**WHAT YOU SHOULD DO:** Transcribe each line of the records below exactly, excluding any embedded images.

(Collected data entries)
_ _ _ _ _
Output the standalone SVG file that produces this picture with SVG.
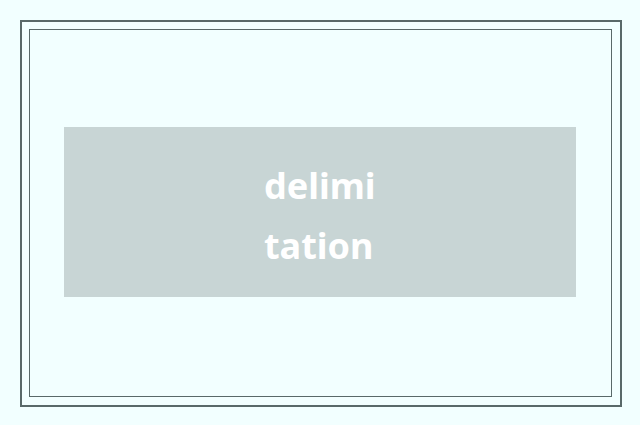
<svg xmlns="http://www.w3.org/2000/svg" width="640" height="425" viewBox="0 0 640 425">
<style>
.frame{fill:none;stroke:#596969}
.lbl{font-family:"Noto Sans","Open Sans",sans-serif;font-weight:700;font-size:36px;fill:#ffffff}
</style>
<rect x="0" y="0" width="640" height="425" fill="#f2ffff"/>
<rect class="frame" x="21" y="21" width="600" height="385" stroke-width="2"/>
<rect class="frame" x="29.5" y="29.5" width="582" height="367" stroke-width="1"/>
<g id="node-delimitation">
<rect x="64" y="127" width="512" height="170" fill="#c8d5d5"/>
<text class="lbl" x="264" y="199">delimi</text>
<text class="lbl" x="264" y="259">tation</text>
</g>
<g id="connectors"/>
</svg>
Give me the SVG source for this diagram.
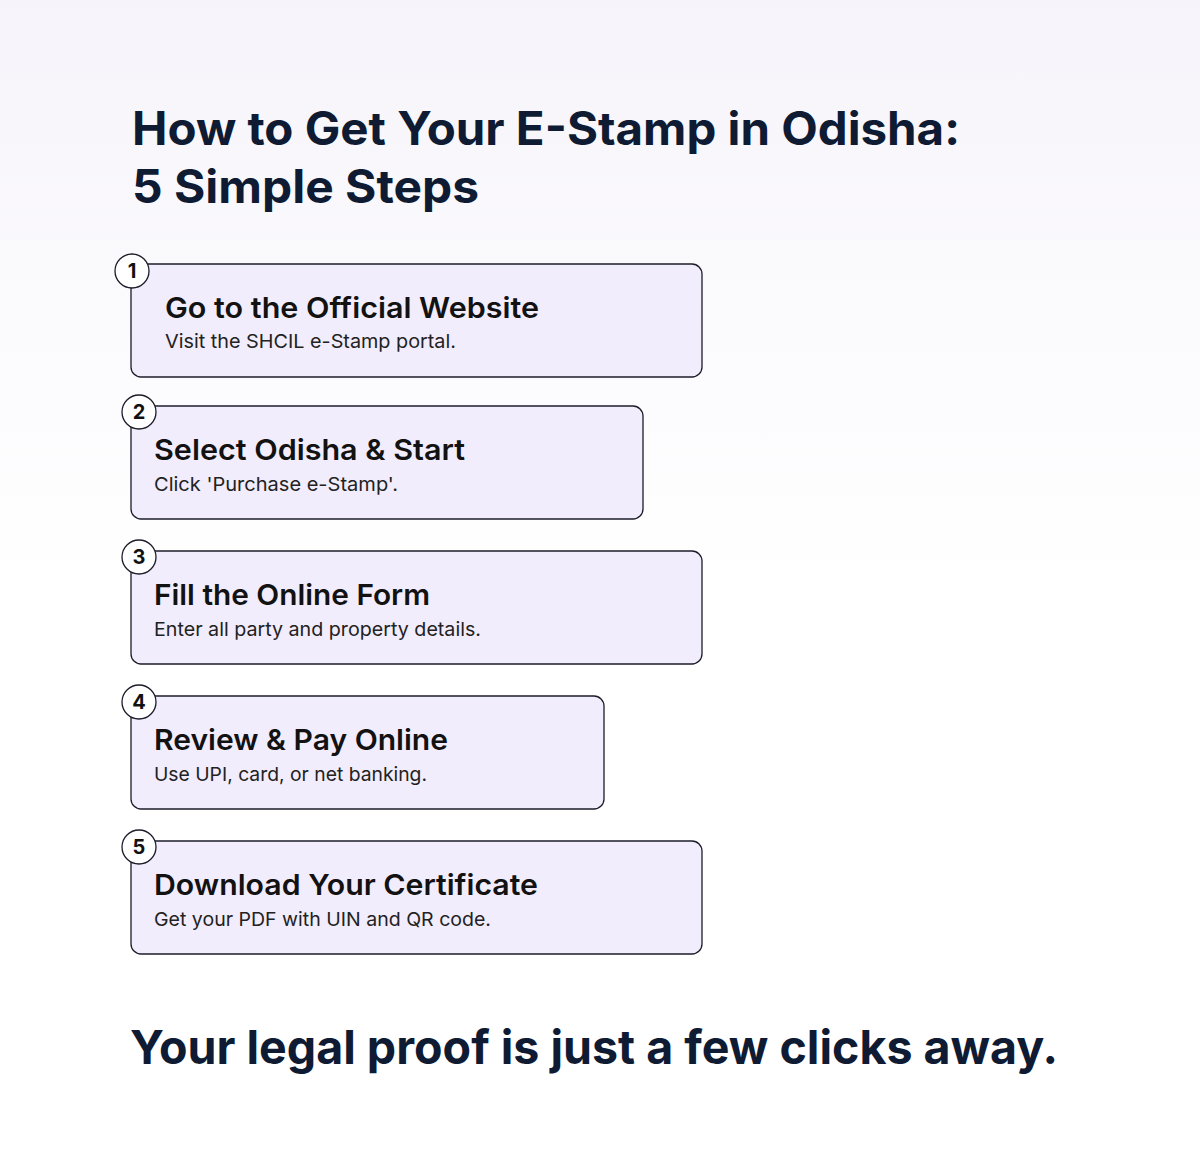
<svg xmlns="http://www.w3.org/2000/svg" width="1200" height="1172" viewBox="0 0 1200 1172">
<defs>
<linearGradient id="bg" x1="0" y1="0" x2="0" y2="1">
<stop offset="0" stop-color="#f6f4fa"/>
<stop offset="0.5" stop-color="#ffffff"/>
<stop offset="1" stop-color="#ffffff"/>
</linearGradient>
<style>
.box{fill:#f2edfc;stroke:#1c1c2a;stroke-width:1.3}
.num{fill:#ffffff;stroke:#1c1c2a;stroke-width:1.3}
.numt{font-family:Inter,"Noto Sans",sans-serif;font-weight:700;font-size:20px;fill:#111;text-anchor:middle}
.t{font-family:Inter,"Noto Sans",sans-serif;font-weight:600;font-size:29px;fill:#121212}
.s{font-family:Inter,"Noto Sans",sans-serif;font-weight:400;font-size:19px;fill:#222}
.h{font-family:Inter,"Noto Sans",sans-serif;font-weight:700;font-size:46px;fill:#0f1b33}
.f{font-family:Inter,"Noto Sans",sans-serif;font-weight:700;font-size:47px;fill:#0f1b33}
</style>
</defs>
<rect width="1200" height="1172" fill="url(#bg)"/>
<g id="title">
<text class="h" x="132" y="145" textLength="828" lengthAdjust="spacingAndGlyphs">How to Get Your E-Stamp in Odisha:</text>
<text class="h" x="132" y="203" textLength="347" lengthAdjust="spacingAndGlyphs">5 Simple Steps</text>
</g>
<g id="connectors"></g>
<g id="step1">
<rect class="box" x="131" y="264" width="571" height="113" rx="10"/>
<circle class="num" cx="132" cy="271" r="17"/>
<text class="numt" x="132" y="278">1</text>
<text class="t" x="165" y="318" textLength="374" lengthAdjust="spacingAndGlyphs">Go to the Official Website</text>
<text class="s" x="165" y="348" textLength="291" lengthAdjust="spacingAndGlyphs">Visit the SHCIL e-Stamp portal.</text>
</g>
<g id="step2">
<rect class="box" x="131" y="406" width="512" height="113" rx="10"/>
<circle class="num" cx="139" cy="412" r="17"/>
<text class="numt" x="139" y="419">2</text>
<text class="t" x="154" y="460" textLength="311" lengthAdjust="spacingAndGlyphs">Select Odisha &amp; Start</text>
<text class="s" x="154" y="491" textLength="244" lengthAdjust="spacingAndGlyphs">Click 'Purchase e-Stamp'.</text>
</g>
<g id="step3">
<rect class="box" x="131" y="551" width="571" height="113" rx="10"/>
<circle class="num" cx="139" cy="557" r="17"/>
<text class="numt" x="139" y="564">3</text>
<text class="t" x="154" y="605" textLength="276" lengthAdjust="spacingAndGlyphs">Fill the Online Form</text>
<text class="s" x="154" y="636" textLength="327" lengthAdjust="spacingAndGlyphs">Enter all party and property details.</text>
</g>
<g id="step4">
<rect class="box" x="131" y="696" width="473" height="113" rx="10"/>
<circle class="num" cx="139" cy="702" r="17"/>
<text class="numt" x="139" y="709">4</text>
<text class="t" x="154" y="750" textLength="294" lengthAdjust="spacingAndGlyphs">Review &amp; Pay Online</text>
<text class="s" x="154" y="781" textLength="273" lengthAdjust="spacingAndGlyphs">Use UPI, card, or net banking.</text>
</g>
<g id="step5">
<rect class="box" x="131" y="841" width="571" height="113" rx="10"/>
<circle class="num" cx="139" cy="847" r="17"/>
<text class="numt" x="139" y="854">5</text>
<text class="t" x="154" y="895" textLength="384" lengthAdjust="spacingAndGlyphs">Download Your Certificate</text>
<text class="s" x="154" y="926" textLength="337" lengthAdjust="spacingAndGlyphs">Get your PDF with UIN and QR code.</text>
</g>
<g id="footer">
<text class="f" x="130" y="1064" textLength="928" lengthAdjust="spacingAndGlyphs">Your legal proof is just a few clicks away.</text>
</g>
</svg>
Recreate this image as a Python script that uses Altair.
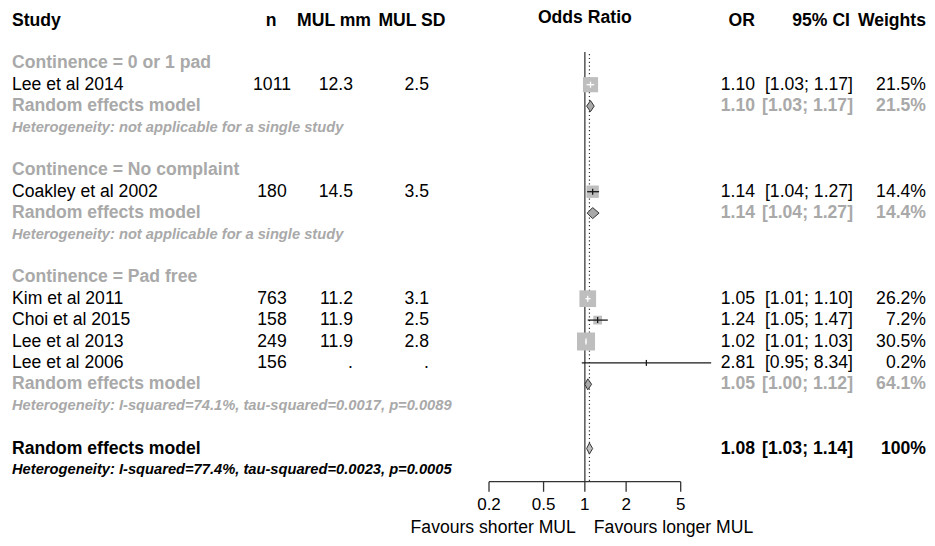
_ _ _ _ _
**TASK RESULT:**
Output the standalone SVG file that produces this picture with SVG.
<svg xmlns="http://www.w3.org/2000/svg" width="640" height="425" viewBox="0 0 640 425">
<style>
.frame{fill:none;stroke:#596969}
.lbl{font-family:"Noto Sans","Open Sans",sans-serif;font-weight:700;font-size:36px;fill:#ffffff}
</style>
<rect x="0" y="0" width="640" height="425" fill="#f2ffff"/>
<rect class="frame" x="21" y="21" width="600" height="385" stroke-width="2"/>
<rect class="frame" x="29.5" y="29.5" width="582" height="367" stroke-width="1"/>
<g id="node-delimitation">
<rect x="64" y="127" width="512" height="170" fill="#c8d5d5"/>
<text class="lbl" x="264" y="199">delimi</text>
<text class="lbl" x="264" y="259">tation</text>
</g>
<g id="connectors"/>
</svg>
Give me the SVG source for this diagram.
<svg xmlns="http://www.w3.org/2000/svg" width="1200" height="1172" viewBox="0 0 1200 1172">
<defs>
<linearGradient id="bg" x1="0" y1="0" x2="0" y2="1">
<stop offset="0" stop-color="#f6f4fa"/>
<stop offset="0.5" stop-color="#ffffff"/>
<stop offset="1" stop-color="#ffffff"/>
</linearGradient>
<style>
.box{fill:#f2edfc;stroke:#1c1c2a;stroke-width:1.3}
.num{fill:#ffffff;stroke:#1c1c2a;stroke-width:1.3}
.numt{font-family:Inter,"Noto Sans",sans-serif;font-weight:700;font-size:20px;fill:#111;text-anchor:middle}
.t{font-family:Inter,"Noto Sans",sans-serif;font-weight:600;font-size:29px;fill:#121212}
.s{font-family:Inter,"Noto Sans",sans-serif;font-weight:400;font-size:19px;fill:#222}
.h{font-family:Inter,"Noto Sans",sans-serif;font-weight:700;font-size:46px;fill:#0f1b33}
.f{font-family:Inter,"Noto Sans",sans-serif;font-weight:700;font-size:47px;fill:#0f1b33}
</style>
</defs>
<rect width="1200" height="1172" fill="url(#bg)"/>
<g id="title">
<text class="h" x="132" y="145" textLength="828" lengthAdjust="spacingAndGlyphs">How to Get Your E-Stamp in Odisha:</text>
<text class="h" x="132" y="203" textLength="347" lengthAdjust="spacingAndGlyphs">5 Simple Steps</text>
</g>
<g id="connectors"></g>
<g id="step1">
<rect class="box" x="131" y="264" width="571" height="113" rx="10"/>
<circle class="num" cx="132" cy="271" r="17"/>
<text class="numt" x="132" y="278">1</text>
<text class="t" x="165" y="318" textLength="374" lengthAdjust="spacingAndGlyphs">Go to the Official Website</text>
<text class="s" x="165" y="348" textLength="291" lengthAdjust="spacingAndGlyphs">Visit the SHCIL e-Stamp portal.</text>
</g>
<g id="step2">
<rect class="box" x="131" y="406" width="512" height="113" rx="10"/>
<circle class="num" cx="139" cy="412" r="17"/>
<text class="numt" x="139" y="419">2</text>
<text class="t" x="154" y="460" textLength="311" lengthAdjust="spacingAndGlyphs">Select Odisha &amp; Start</text>
<text class="s" x="154" y="491" textLength="244" lengthAdjust="spacingAndGlyphs">Click 'Purchase e-Stamp'.</text>
</g>
<g id="step3">
<rect class="box" x="131" y="551" width="571" height="113" rx="10"/>
<circle class="num" cx="139" cy="557" r="17"/>
<text class="numt" x="139" y="564">3</text>
<text class="t" x="154" y="605" textLength="276" lengthAdjust="spacingAndGlyphs">Fill the Online Form</text>
<text class="s" x="154" y="636" textLength="327" lengthAdjust="spacingAndGlyphs">Enter all party and property details.</text>
</g>
<g id="step4">
<rect class="box" x="131" y="696" width="473" height="113" rx="10"/>
<circle class="num" cx="139" cy="702" r="17"/>
<text class="numt" x="139" y="709">4</text>
<text class="t" x="154" y="750" textLength="294" lengthAdjust="spacingAndGlyphs">Review &amp; Pay Online</text>
<text class="s" x="154" y="781" textLength="273" lengthAdjust="spacingAndGlyphs">Use UPI, card, or net banking.</text>
</g>
<g id="step5">
<rect class="box" x="131" y="841" width="571" height="113" rx="10"/>
<circle class="num" cx="139" cy="847" r="17"/>
<text class="numt" x="139" y="854">5</text>
<text class="t" x="154" y="895" textLength="384" lengthAdjust="spacingAndGlyphs">Download Your Certificate</text>
<text class="s" x="154" y="926" textLength="337" lengthAdjust="spacingAndGlyphs">Get your PDF with UIN and QR code.</text>
</g>
<g id="footer">
<text class="f" x="130" y="1064" textLength="928" lengthAdjust="spacingAndGlyphs">Your legal proof is just a few clicks away.</text>
</g>
</svg>
Recreate this image as a Python script that uses Altair.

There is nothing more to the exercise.